We sign binaries that can influence build outputs, including the go toolchain internals, clang/LLVM, some supporting binutils, the protobuf toolchain, and other core build utilities.

This sounds really good, but in theory, it really isn’t. Whenever we want to upgrade anything, we need to do it manually. We need to rebuild our images, sign them, validate them, test that our builds pass, and ensure none of our security steps fail. While GitHub Actions may not be secure, it’s much easier to upgrade dependencies, utilities, and other components.

Dogfooding our eBPF Agent, by making it secure our Builds

This is the part we care about most, since running our security agent against our builds lets us constantly test and verify all our features in the real world.

We use the same eBPF LSM (Linux Security Modules) policy agent we ship to secure its own build. We have a couple of polices that allow us to significantly bump our security posture. The primary goal of our agents is to enforce expected behavior, so that bad binaries and processes cannot access resources they shouldn’t.

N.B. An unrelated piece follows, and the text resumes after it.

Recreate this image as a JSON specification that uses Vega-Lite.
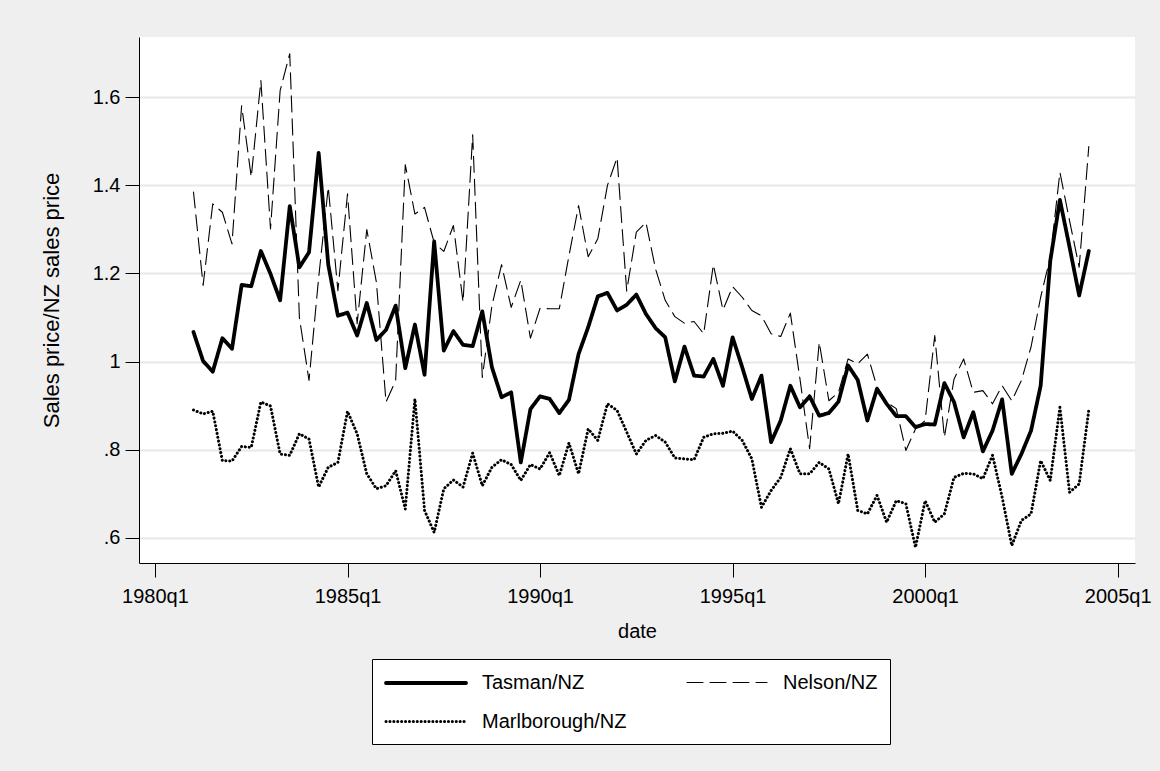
{
  "$schema": "https://vega.github.io/schema/vega-lite/v6.json",
  "width": 996,
  "height": 526,
  "autosize": {"type": "none"},
  "padding": {"left": 139, "top": 37, "right": 25, "bottom": 208},
  "background": "#EFEFEF",
  "config": {
    "view": {"fill": "white", "stroke": null},
    "font": "Liberation Sans",
    "legend": {
      "orient": "none",
      "legendX": 233,
      "legendY": 622,
      "columns": 2,
      "direction": "horizontal",
      "symbolType": "M-1,0H7",
      "symbolSize": 400,
      "symbolStrokeColor": "black",
      "labelFontSize": 20,
      "labelFont": "Liberation Sans",
      "labelColor": "black",
      "labelOffset": 74,
      "labelLimit": 400,
      "columnPadding": 57,
      "rowPadding": 17,
      "padding": 12,
      "strokeColor": "black",
      "strokeWidth": 1,
      "fillColor": "white",
      "cornerRadius": 0
    }
  },
  "data": {
    "values": [
      {"t": 4, "date": "1981q1", "Tasman": 1.067, "Nelson": 1.385, "Marlborough": 0.890},
      {"t": 5, "date": "1981q2", "Tasman": 1.001, "Nelson": 1.173, "Marlborough": 0.881},
      {"t": 6, "date": "1981q3", "Tasman": 0.977, "Nelson": 1.358, "Marlborough": 0.887},
      {"t": 7, "date": "1981q4", "Tasman": 1.053, "Nelson": 1.339, "Marlborough": 0.775},
      {"t": 8, "date": "1982q1", "Tasman": 1.029, "Nelson": 1.267, "Marlborough": 0.774},
      {"t": 9, "date": "1982q2", "Tasman": 1.174, "Nelson": 1.581, "Marlborough": 0.807},
      {"t": 10, "date": "1982q3", "Tasman": 1.171, "Nelson": 1.419, "Marlborough": 0.805},
      {"t": 11, "date": "1982q4", "Tasman": 1.251, "Nelson": 1.638, "Marlborough": 0.908},
      {"t": 12, "date": "1983q1", "Tasman": 1.199, "Nelson": 1.301, "Marlborough": 0.899},
      {"t": 13, "date": "1983q2", "Tasman": 1.139, "Nelson": 1.615, "Marlborough": 0.790},
      {"t": 14, "date": "1983q3", "Tasman": 1.353, "Nelson": 1.699, "Marlborough": 0.787},
      {"t": 15, "date": "1983q4", "Tasman": 1.214, "Nelson": 1.100, "Marlborough": 0.836},
      {"t": 16, "date": "1984q1", "Tasman": 1.248, "Nelson": 0.957, "Marlborough": 0.824},
      {"t": 17, "date": "1984q2", "Tasman": 1.474, "Nelson": 1.190, "Marlborough": 0.715},
      {"t": 18, "date": "1984q3", "Tasman": 1.220, "Nelson": 1.396, "Marlborough": 0.760},
      {"t": 19, "date": "1984q4", "Tasman": 1.104, "Nelson": 1.161, "Marlborough": 0.771},
      {"t": 20, "date": "1985q1", "Tasman": 1.111, "Nelson": 1.381, "Marlborough": 0.887},
      {"t": 21, "date": "1985q2", "Tasman": 1.059, "Nelson": 1.086, "Marlborough": 0.836},
      {"t": 22, "date": "1985q3", "Tasman": 1.133, "Nelson": 1.300, "Marlborough": 0.745},
      {"t": 23, "date": "1985q4", "Tasman": 1.049, "Nelson": 1.180, "Marlborough": 0.711},
      {"t": 24, "date": "1986q1", "Tasman": 1.072, "Nelson": 0.908, "Marlborough": 0.718},
      {"t": 25, "date": "1986q2", "Tasman": 1.127, "Nelson": 0.957, "Marlborough": 0.752},
      {"t": 26, "date": "1986q3", "Tasman": 0.985, "Nelson": 1.447, "Marlborough": 0.665},
      {"t": 27, "date": "1986q4", "Tasman": 1.084, "Nelson": 1.335, "Marlborough": 0.915},
      {"t": 28, "date": "1987q1", "Tasman": 0.970, "Nelson": 1.350, "Marlborough": 0.662},
      {"t": 29, "date": "1987q2", "Tasman": 1.273, "Nelson": 1.270, "Marlborough": 0.612},
      {"t": 30, "date": "1987q3", "Tasman": 1.025, "Nelson": 1.250, "Marlborough": 0.711},
      {"t": 31, "date": "1987q4", "Tasman": 1.069, "Nelson": 1.309, "Marlborough": 0.731},
      {"t": 32, "date": "1988q1", "Tasman": 1.038, "Nelson": 1.135, "Marlborough": 0.715},
      {"t": 33, "date": "1988q2", "Tasman": 1.035, "Nelson": 1.515, "Marlborough": 0.792},
      {"t": 34, "date": "1988q3", "Tasman": 1.114, "Nelson": 0.964, "Marlborough": 0.718},
      {"t": 35, "date": "1988q4", "Tasman": 0.987, "Nelson": 1.127, "Marlborough": 0.760},
      {"t": 36, "date": "1989q1", "Tasman": 0.919, "Nelson": 1.220, "Marlborough": 0.777},
      {"t": 37, "date": "1989q2", "Tasman": 0.930, "Nelson": 1.123, "Marlborough": 0.766},
      {"t": 38, "date": "1989q3", "Tasman": 0.771, "Nelson": 1.185, "Marlborough": 0.730},
      {"t": 39, "date": "1989q4", "Tasman": 0.892, "Nelson": 1.053, "Marlborough": 0.766},
      {"t": 40, "date": "1990q1", "Tasman": 0.921, "Nelson": 1.121, "Marlborough": 0.756},
      {"t": 41, "date": "1990q2", "Tasman": 0.915, "Nelson": 1.120, "Marlborough": 0.793},
      {"t": 42, "date": "1990q3", "Tasman": 0.883, "Nelson": 1.120, "Marlborough": 0.741},
      {"t": 43, "date": "1990q4", "Tasman": 0.913, "Nelson": 1.240, "Marlborough": 0.815},
      {"t": 44, "date": "1991q1", "Tasman": 1.017, "Nelson": 1.354, "Marlborough": 0.745},
      {"t": 45, "date": "1991q2", "Tasman": 1.078, "Nelson": 1.238, "Marlborough": 0.847},
      {"t": 46, "date": "1991q3", "Tasman": 1.148, "Nelson": 1.279, "Marlborough": 0.821},
      {"t": 47, "date": "1991q4", "Tasman": 1.156, "Nelson": 1.400, "Marlborough": 0.904},
      {"t": 48, "date": "1992q1", "Tasman": 1.116, "Nelson": 1.463, "Marlborough": 0.889},
      {"t": 49, "date": "1992q2", "Tasman": 1.129, "Nelson": 1.160, "Marlborough": 0.840},
      {"t": 50, "date": "1992q3", "Tasman": 1.152, "Nelson": 1.294, "Marlborough": 0.790},
      {"t": 51, "date": "1992q4", "Tasman": 1.108, "Nelson": 1.316, "Marlborough": 0.821},
      {"t": 52, "date": "1993q1", "Tasman": 1.076, "Nelson": 1.210, "Marlborough": 0.832},
      {"t": 53, "date": "1993q2", "Tasman": 1.055, "Nelson": 1.139, "Marlborough": 0.817},
      {"t": 54, "date": "1993q3", "Tasman": 0.955, "Nelson": 1.102, "Marlborough": 0.781},
      {"t": 55, "date": "1993q4", "Tasman": 1.034, "Nelson": 1.087, "Marlborough": 0.779},
      {"t": 56, "date": "1994q1", "Tasman": 0.968, "Nelson": 1.091, "Marlborough": 0.777},
      {"t": 57, "date": "1994q2", "Tasman": 0.966, "Nelson": 1.063, "Marlborough": 0.828},
      {"t": 58, "date": "1994q3", "Tasman": 1.006, "Nelson": 1.220, "Marlborough": 0.836},
      {"t": 59, "date": "1994q4", "Tasman": 0.945, "Nelson": 1.117, "Marlborough": 0.837},
      {"t": 60, "date": "1995q1", "Tasman": 1.055, "Nelson": 1.170, "Marlborough": 0.842},
      {"t": 61, "date": "1995q2", "Tasman": 0.987, "Nelson": 1.146, "Marlborough": 0.821},
      {"t": 62, "date": "1995q3", "Tasman": 0.915, "Nelson": 1.116, "Marlborough": 0.779},
      {"t": 63, "date": "1995q4", "Tasman": 0.968, "Nelson": 1.104, "Marlborough": 0.669},
      {"t": 64, "date": "1996q1", "Tasman": 0.817, "Nelson": 1.063, "Marlborough": 0.707},
      {"t": 65, "date": "1996q2", "Tasman": 0.866, "Nelson": 1.057, "Marlborough": 0.737},
      {"t": 66, "date": "1996q3", "Tasman": 0.945, "Nelson": 1.110, "Marlborough": 0.802},
      {"t": 67, "date": "1996q4", "Tasman": 0.896, "Nelson": 0.960, "Marlborough": 0.745},
      {"t": 68, "date": "1997q1", "Tasman": 0.921, "Nelson": 0.802, "Marlborough": 0.745},
      {"t": 69, "date": "1997q2", "Tasman": 0.877, "Nelson": 1.044, "Marlborough": 0.771},
      {"t": 70, "date": "1997q3", "Tasman": 0.883, "Nelson": 0.911, "Marlborough": 0.756},
      {"t": 71, "date": "1997q4", "Tasman": 0.909, "Nelson": 0.930, "Marlborough": 0.677},
      {"t": 72, "date": "1998q1", "Tasman": 0.991, "Nelson": 1.006, "Marlborough": 0.790},
      {"t": 73, "date": "1998q2", "Tasman": 0.958, "Nelson": 0.995, "Marlborough": 0.662},
      {"t": 74, "date": "1998q3", "Tasman": 0.866, "Nelson": 1.017, "Marlborough": 0.654},
      {"t": 75, "date": "1998q4", "Tasman": 0.938, "Nelson": 0.942, "Marlborough": 0.696},
      {"t": 76, "date": "1999q1", "Tasman": 0.904, "Nelson": 0.908, "Marlborough": 0.635},
      {"t": 77, "date": "1999q2", "Tasman": 0.876, "Nelson": 0.893, "Marlborough": 0.684},
      {"t": 78, "date": "1999q3", "Tasman": 0.876, "Nelson": 0.798, "Marlborough": 0.677},
      {"t": 79, "date": "1999q4", "Tasman": 0.851, "Nelson": 0.847, "Marlborough": 0.578},
      {"t": 80, "date": "2000q1", "Tasman": 0.858, "Nelson": 0.866, "Marlborough": 0.684},
      {"t": 81, "date": "2000q2", "Tasman": 0.857, "Nelson": 1.059, "Marlborough": 0.635},
      {"t": 82, "date": "2000q3", "Tasman": 0.951, "Nelson": 0.828, "Marlborough": 0.654},
      {"t": 83, "date": "2000q4", "Tasman": 0.908, "Nelson": 0.960, "Marlborough": 0.737},
      {"t": 84, "date": "2001q1", "Tasman": 0.828, "Nelson": 1.006, "Marlborough": 0.746},
      {"t": 85, "date": "2001q2", "Tasman": 0.885, "Nelson": 0.930, "Marlborough": 0.745},
      {"t": 86, "date": "2001q3", "Tasman": 0.796, "Nelson": 0.934, "Marlborough": 0.734},
      {"t": 87, "date": "2001q4", "Tasman": 0.843, "Nelson": 0.904, "Marlborough": 0.787},
      {"t": 88, "date": "2002q1", "Tasman": 0.914, "Nelson": 0.945, "Marlborough": 0.692},
      {"t": 89, "date": "2002q2", "Tasman": 0.745, "Nelson": 0.911, "Marlborough": 0.582},
      {"t": 90, "date": "2002q3", "Tasman": 0.790, "Nelson": 0.957, "Marlborough": 0.639},
      {"t": 91, "date": "2002q4", "Tasman": 0.843, "Nelson": 1.033, "Marlborough": 0.654},
      {"t": 92, "date": "2003q1", "Tasman": 0.945, "Nelson": 1.146, "Marlborough": 0.775},
      {"t": 93, "date": "2003q2", "Tasman": 1.229, "Nelson": 1.237, "Marlborough": 0.730},
      {"t": 94, "date": "2003q3", "Tasman": 1.367, "Nelson": 1.430, "Marlborough": 0.896},
      {"t": 95, "date": "2003q4", "Tasman": 1.260, "Nelson": 1.320, "Marlborough": 0.703},
      {"t": 96, "date": "2004q1", "Tasman": 1.150, "Nelson": 1.214, "Marlborough": 0.722},
      {"t": 97, "date": "2004q2", "Tasman": 1.251, "Nelson": 1.488, "Marlborough": 0.890}
    ]
  },
  "transform": [
    {"fold": ["Tasman", "Nelson", "Marlborough"], "as": ["series", "value"]}
  ],
  "mark": {"type": "line", "color": "black", "strokeCap": "round", "strokeJoin": "round"},
  "encoding": {
    "x": {
      "field": "t",
      "type": "quantitative",
      "scale": {"domain": [-1.66, 101.8], "nice": false, "zero": false},
      "axis": {
        "values": [0, 20, 40, 60, 80, 100],
        "labelExpr": "(1980 + floor(datum.value / 4)) + 'q1'",
        "title": "date",
        "grid": false,
        "domainColor": "black",
        "domainWidth": 1,
        "tickColor": "black",
        "tickWidth": 1,
        "tickSize": 14,
        "labelFontSize": 20,
        "labelFont": "Liberation Sans",
        "labelColor": "black",
        "labelPadding": 9,
        "labelFlush": false,
        "titleFontSize": 20,
        "titleFont": "Liberation Sans",
        "titleFontWeight": "normal",
        "titleColor": "black",
        "titlePadding": 15
      }
    },
    "y": {
      "field": "value",
      "type": "quantitative",
      "scale": {"domain": [0.5425, 1.737], "nice": false, "zero": false},
      "axis": {
        "values": [0.6, 0.8, 1, 1.2, 1.4, 1.6],
        "labelExpr": "datum.value < 1 ? substring(format(datum.value, '.1f'), 1) : format(datum.value, '~g')",
        "title": "Sales price/NZ sales price",
        "grid": true,
        "gridColor": "#E8E8E8",
        "gridWidth": 2,
        "domainColor": "black",
        "domainWidth": 1,
        "tickColor": "black",
        "tickWidth": 1,
        "tickSize": 14,
        "labelFontSize": 20,
        "labelFont": "Liberation Sans",
        "labelColor": "black",
        "labelPadding": 5,
        "titleFontSize": 22,
        "titleFont": "Liberation Sans",
        "titleFontWeight": "normal",
        "titleColor": "black",
        "titlePadding": 29
      }
    },
    "strokeDash": {
      "field": "series",
      "type": "nominal",
      "scale": {"domain": ["Tasman", "Nelson", "Marlborough"], "range": [[1, 0], [16, 7], [0.1, 3.8]]},
      "legend": {
        "title": null,
        "labelExpr": "datum.label + '/NZ'",
        "encode": {"symbols": {"update": {"strokeCap": {"value": "round"}}}}
      }
    },
    "strokeWidth": {
      "field": "series",
      "type": "nominal",
      "scale": {"type": "ordinal", "domain": ["Tasman", "Nelson", "Marlborough"], "range": [3.8, 1.1, 3]},
      "legend": {
        "title": null,
        "labelExpr": "datum.label + '/NZ'",
        "encode": {"symbols": {"update": {"strokeCap": {"value": "round"}}}}
      }
    }
  }
}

Our Next Steps to Integrate fs-verity with our eBPF Agent

fs-verity is a great tool that allows us to guarantee that the binaries we download are not tampered with, but we can do even more with it.We are currently working on integrating fs-verity with our eBPF agent https://docs.ebpf.io/linux/kfuncs/bpf_get_fsverity_digest/. This would allow us to avoid relying on the filesystem for our policies and instead use hashes to verify them. So if we had a policy that said “/app/server can access /app/db/databaseconnection.yaml”, now we could associate a hash with the server, allowing us to really confirm that our agent thinks that /app/server is the same /app/server we are talking about. Since Linux files can be mounted, moved, and hidden in bizarre ways, being able to associate a hash with them allows us to verify that we are granting access to legitimate processes.

Cost

Doing this is not fun or easy. Every single upgrade we have to do takes a really long time, and sometimes our upgrades break because a security policy triggers when we haven’t done every step right.

Frankly, if we were shipping a normal SaaS backend, this would be overkill.

But we aren’t. We are shipping kernel-level security software, and we’d rather spend extra build time than even risk a compromise.